Ночью 8 марта они отпраздновали месяц, прошедший после первого поцелуя. Алонсо принес из своей комнаты кувшин с вином, и они пригубили его. Долго любили друг друга, а потом лежали, обнявшись.
— Мы стали такими же бесстыдными, как наши тени, — сказала Росарио.
— Нам надо пожениться, — объявил вдруг Алонсо.
— Это совершенно невозможно! — воскликнула она, в то же время испытывая удивительную радость от его слов. — Неужели нужно опять перечислять пункты? Давай я лучше опять попытаюсь взъерошить тебе волосы. Должен же ты хотя бы иногда напоминать вихрастого мальчугана.
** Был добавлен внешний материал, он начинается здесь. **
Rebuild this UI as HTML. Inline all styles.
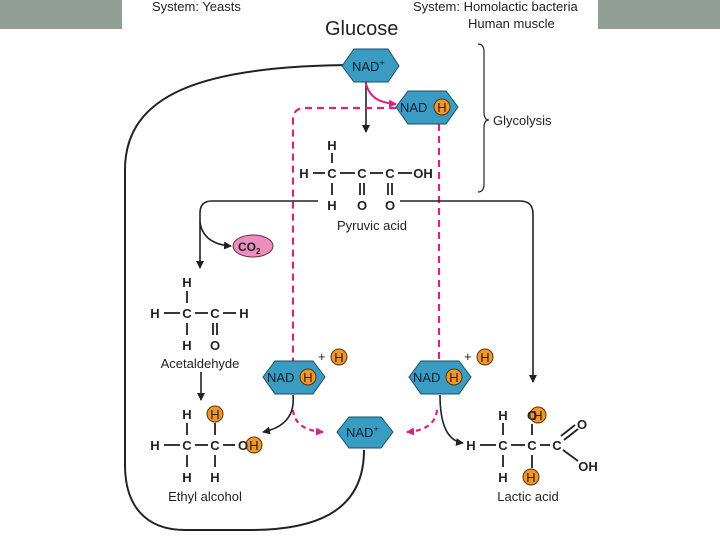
<!DOCTYPE html>
<html><head><meta charset="utf-8"><style>
html,body{margin:0;padding:0;background:#fff;}
svg{display:block;}
text{font-family:"Liberation Sans",sans-serif;fill:#222;}
.b{font-weight:bold;font-size:13px;}
</style></head><body>
<svg width="720" height="540" viewBox="0 0 720 540" xmlns="http://www.w3.org/2000/svg">
<defs>
<marker id="ak" markerWidth="8" markerHeight="8" refX="7" refY="4" orient="auto" markerUnits="userSpaceOnUse"><path d="M0,0 L8,4 L0,8 z" fill="#222"/></marker>
<marker id="am" markerWidth="8" markerHeight="8" refX="7" refY="4" orient="auto" markerUnits="userSpaceOnUse"><path d="M0,0 L8,4 L0,8 z" fill="#d6237f"/></marker>
</defs>
<rect x="0" y="0" width="122" height="29" fill="#909e95"/>
<rect x="598" y="0" width="122" height="29" fill="#909e95"/>
<text x="152" y="11" font-size="13">System: Yeasts</text>
<text x="413" y="11" font-size="13">System: Homolactic bacteria</text>
<text x="468" y="28" font-size="13">Human muscle</text>
<text x="325" y="35" font-size="20">Glucose</text>

<!-- big loop -->
<path d="M364 450 C364 515 310 530 250 530 L185 530 C145 530 125 505 125 465 L125 170 C125 95 200 65 358 65" fill="none" stroke="#222" stroke-width="2" marker-end="url(#ak)"/>
<!-- glycolysis arrows -->
<line x1="366" y1="66" x2="366" y2="132" stroke="#222" stroke-width="1.6" marker-end="url(#ak)"/>
<path d="M366 84 C370 98 380 103 396 104" fill="none" stroke="#d6237f" stroke-width="2" marker-end="url(#am)"/>
<!-- magenta dashed -->
<path d="M396 108 L305 108 Q293 108 293 120 L293 365" fill="none" stroke="#d6237f" stroke-width="2.2" stroke-dasharray="7,5"/>
<path d="M439 124 L439 365" fill="none" stroke="#d6237f" stroke-width="2.2" stroke-dasharray="7,5"/>
<path d="M293 410 Q295 430 323 432" fill="none" stroke="#d6237f" stroke-width="2.2" stroke-dasharray="5,4" marker-end="url(#am)"/>
<path d="M437 410 Q435 430 407 432" fill="none" stroke="#d6237f" stroke-width="2.2" stroke-dasharray="5,4" marker-end="url(#am)"/>
<!-- black branch lines -->
<path d="M318 201 L212 201 Q200 201 200 213 L200 268" fill="none" stroke="#222" stroke-width="1.6" marker-end="url(#ak)"/>
<path d="M200 222 Q203 244 231 246" fill="none" stroke="#222" stroke-width="1.6" marker-end="url(#ak)"/>
<path d="M400 201 L520 201 Q533 201 533 214 L533 382" fill="none" stroke="#222" stroke-width="1.6" marker-end="url(#ak)"/>
<line x1="201" y1="372" x2="201" y2="400" stroke="#222" stroke-width="1.6" marker-end="url(#ak)"/>
<path d="M293 395 Q296 425 263 432" fill="none" stroke="#222" stroke-width="1.6" marker-end="url(#ak)"/>
<path d="M440 395 Q440 440 463 443" fill="none" stroke="#222" stroke-width="1.6" marker-end="url(#ak)"/>
<!-- brace -->
<path d="M478 44 Q484 44 484 52 L484 112 Q484 120 489 120 Q484 120 484 128 L484 184 Q484 192 478 192" fill="none" stroke="#222" stroke-width="1.2"/>
<text x="493" y="125" font-size="13">Glycolysis</text>

<!-- hexagons -->
<g stroke="#1d4e63" stroke-width="1" fill="#3a9cc2">
<polygon points="342,66 354,49 388,49 399,66 388,82 354,82"/>
<polygon points="396,107 408,91 446,91 458,107 446,124 408,124"/>
<polygon points="263,377 275,361 313,361 325,377 313,394 275,394"/>
<polygon points="409,377 421,361 459,361 471,377 459,394 421,394"/>
<polygon points="337,432 349,417 381,417 393,432 381,448 349,448"/>
</g>
<g font-size="13" fill="#1a1a1a">
<text x="352" y="71" style="fill:#10202a">NAD<tspan font-size="9" dy="-5">+</tspan></text>
<text x="400" y="112" style="fill:#10202a">NAD</text>
<text x="267" y="382" style="fill:#10202a">NAD</text>
<text x="413" y="382" style="fill:#10202a">NAD</text>
<text x="346" y="437" style="fill:#10202a">NAD<tspan font-size="9" dy="-5">+</tspan></text>
</g>
<!-- orange H circles -->
<g stroke="#5a3300" stroke-width="1" fill="#f0962a">
<circle cx="442" cy="107" r="8"/>
<circle cx="308" cy="377" r="8"/>
<circle cx="339" cy="357" r="8"/>
<circle cx="454" cy="377" r="8"/>
<circle cx="485" cy="357" r="8"/>
<circle cx="215" cy="414" r="8"/>
<circle cx="254" cy="445" r="8"/>
<circle cx="538" cy="415" r="8"/>
<circle cx="531" cy="477" r="8"/>
</g>
<g font-size="13" text-anchor="middle" style="fill:#2a1500">
<text x="442" y="112">H</text><text x="308" y="382">H</text><text x="339" y="362">H</text>
<text x="454" y="382">H</text><text x="485" y="362">H</text><text x="215" y="419">H</text>
<text x="254" y="450">H</text><text x="538" y="420">H</text><text x="531" y="482">H</text>
</g>
<text x="318" y="361" font-size="13">+</text>
<text x="464" y="361" font-size="13">+</text>

<!-- CO2 -->
<ellipse cx="253" cy="246" rx="20" ry="11" fill="#ec8fbf" stroke="#6a2a4a" stroke-width="1"/>
<text x="238" y="251" font-size="12" font-weight="bold">CO<tspan font-size="8" dy="3">2</tspan></text>

<!-- structures -->
<g class="b" text-anchor="middle">
<!-- pyruvic -->
<text x="332" y="150">H</text>
<text x="304" y="178">H</text><text x="332" y="178">C</text><text x="362" y="178">C</text><text x="390" y="178">C</text><text x="423" y="178">OH</text>
<text x="332" y="210">H</text><text x="362" y="210">O</text><text x="390" y="210">O</text>
<!-- acetaldehyde -->
<text x="187" y="287">H</text>
<text x="155" y="318">H</text><text x="187" y="318">C</text><text x="215" y="318">C</text><text x="244" y="318">H</text>
<text x="187" y="350">H</text><text x="215" y="350">O</text>
<!-- ethyl alcohol -->
<text x="187" y="419">H</text>
<text x="155" y="450">H</text><text x="187" y="450">C</text><text x="215" y="450">C</text><text x="243" y="450">O</text>
<text x="187" y="482">H</text><text x="215" y="482">H</text>
<!-- lactic -->
<text x="503" y="420">H</text><text x="532" y="420">O</text>
<text x="471" y="450">H</text><text x="503" y="450">C</text><text x="532" y="450">C</text><text x="557" y="450">C</text>
<text x="503" y="482">H</text>
<text x="582" y="429">O</text><text x="588" y="471">OH</text>
</g>
<g stroke="#222" stroke-width="1.8">
<!-- pyruvic bonds -->
<line x1="332" y1="153" x2="332" y2="163"/><line x1="313" y1="173" x2="325" y2="173"/><line x1="340" y1="173" x2="355" y2="173"/><line x1="370" y1="173" x2="383" y2="173"/><line x1="398" y1="173" x2="412" y2="173"/>
<line x1="332" y1="183" x2="332" y2="195"/><line x1="360" y1="183" x2="360" y2="195"/><line x1="364" y1="183" x2="364" y2="195"/><line x1="388" y1="183" x2="388" y2="195"/><line x1="392" y1="183" x2="392" y2="195"/>
<!-- acetaldehyde -->
<line x1="187" y1="291" x2="187" y2="303"/><line x1="164" y1="313" x2="180" y2="313"/><line x1="195" y1="313" x2="208" y2="313"/><line x1="223" y1="313" x2="236" y2="313"/>
<line x1="187" y1="323" x2="187" y2="335"/><line x1="213" y1="323" x2="213" y2="335"/><line x1="217" y1="323" x2="217" y2="335"/>
<!-- ethyl -->
<line x1="187" y1="423" x2="187" y2="435"/><line x1="215" y1="423" x2="215" y2="435"/><line x1="164" y1="445" x2="180" y2="445"/><line x1="195" y1="445" x2="208" y2="445"/><line x1="223" y1="445" x2="235" y2="445"/>
<line x1="187" y1="455" x2="187" y2="467"/><line x1="215" y1="455" x2="215" y2="467"/>
<!-- lactic -->
<line x1="503" y1="423" x2="503" y2="435"/><line x1="532" y1="424" x2="532" y2="435"/><line x1="480" y1="445" x2="496" y2="445"/><line x1="511" y1="445" x2="525" y2="445"/><line x1="540" y1="445" x2="550" y2="445"/>
<line x1="503" y1="455" x2="503" y2="467"/><line x1="532" y1="455" x2="532" y2="468"/>
<line x1="561" y1="436" x2="575" y2="425"/><line x1="564" y1="440" x2="578" y2="429"/><line x1="563" y1="450" x2="578" y2="461"/>
</g>
<g font-size="13" text-anchor="middle">
<text x="372" y="230">Pyruvic acid</text>
<text x="200" y="368">Acetaldehyde</text>
<text x="205" y="501">Ethyl alcohol</text>
<text x="528" y="501">Lactic acid</text>
</g>
</svg>
</body></html>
— Мы можем переехать в Кордову и жить с моей родней, — не унимался Алонсо. — Они никогда не заподозрят тебя в ведовстве. Во-первых, потому? что не верят в него. А во-вторых, мы им просто не скажем, сколько тебе лет. Мануэля же, когда он вернется, мы предупредим. Уж он-то нас поймет. Ведь он сам орбинавт.
— Я согласна только с тем, что Мануэль нас поймет. Во всем остальном ты не прав. Какими бы замечательными и просвещенными людьми ни были твои родственники, мы не можем быть уверены, что какая-нибудь случайность не откроет им правды о моем возрасте. Как можно гарантировать, что я никогда не встречу знакомого человека из Лас-Вильяс, Торо или Саламанки? Нет, Алонсо, если мы хотим быть вместе, нам придется покинуть страну.
Алонсо сел на кровати.
— Покинуть Кастилию?
— Но это же очевидно, Алонсо. — Росарио приподнялась, облокотившись о спинку кровати, и взяла со столика кубок.
— И ты готова на это? — удивленно спросил он.
Росарио могла бы жить с ним и без венчания. По мере того как она привыкала к своему дару, она все острее осознавала условность человеческих ритуалов. Верить в таинство брака можно было, лишь разделяя картину мироздания, которую предлагала — точнее, навязывала — церковь. Но в этой картине реальность была незыблемой, твердой, созданной Творцом, запредельным всякому творению. Орбинавт же на каждом шагу сталкивался с текучей, сновидческой природой яви, что опровергало упомянутую картину мира.
В то же время Росарио прекрасно понимала желание Алонсо создать семью. Ему было уже двадцать три года. По его рассказам, мать и тетка в течение последних нескольких лет постоянно возвращаются к вопросу о его женитьбе. Ему уже пытались подыскать невесту, но он под разными предлогами уговаривал их не спешить с этим. Алонсо оставался холостым, надеясь встретить женщину, которую полюбит. Теперь это произошло, и он имел право желать счастья. Росарио же хотела жить с ним. Ради этого она могла и постоять какое-то время в церкви под венцом.